Perhaps, most importantly, meditation helps us to feel compassion toward ourselves when we have a less than ideal parenting moment. Compassion is so fundamental to mindful parenting that it might even be considered the parent’s most valuable tool!
Bringing Present Moment Awareness
Far too often, parents live in the future. In fact, from the time some babies are conceived they are being prepared for something in the future.
Parents play specific music in utero to enhance brain development, make sure their child attends the right pre-school so they can get into an elite elementary school, work to ensure that their child attends private high school which, of course, is the precursor to a predetermined college.
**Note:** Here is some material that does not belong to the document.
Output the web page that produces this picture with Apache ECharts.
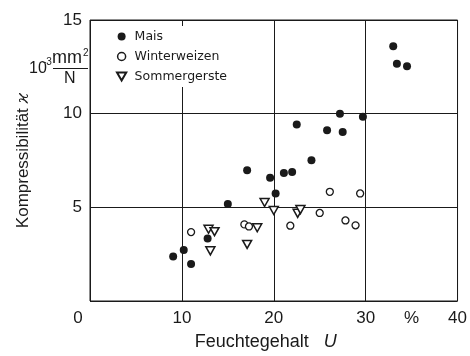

Yet, with so much living in the future, it is possible to miss the most important thing of all…your child. Present moment awareness helps us to really understand our children, to know what makes their soul come to life.
Meditation develops the quality of discernment so that we can distinguish between appropriate planning and vicarious living. It takes us away from a futuristic focus and plants us squarely in the only moment we ever have with our child…NOW. Deepak Chopra reminds us, “The best way to prepare for any moment in the future is to be fully present in the now.”
Deepening a Sense of Calm
If meditation did nothing else but calm our mind, it would be worth it. Dipping into the placid waters of peace allows us to think more clearly and act more efficiently. It is akin to bathing our minds. It cleans out the clutter that contributes to stress, discontent, and overwhelm.
By spending a few minutes each day in meditation, the remaining waking hours become infused with the fragrance of peace and calmness.
Within us is a sanctuary of peace to which we can retreat at any time. As we familiarize ourselves with this place then we are free to travel there when life feels overwhelming. With time, we learn to live always from this center of peace as we conduct our affairs in the world. Our own cultivation of peace will influence our children more than any other single factor.
At the end of our parenting journey we will look back and ask only a few questions:
- Did I love with my whole being?
- Did I set an example of peace?
- Did I help my child connect with her inner guide?
Meditation is the single practice that can help us to answer yes to each of these simple questions.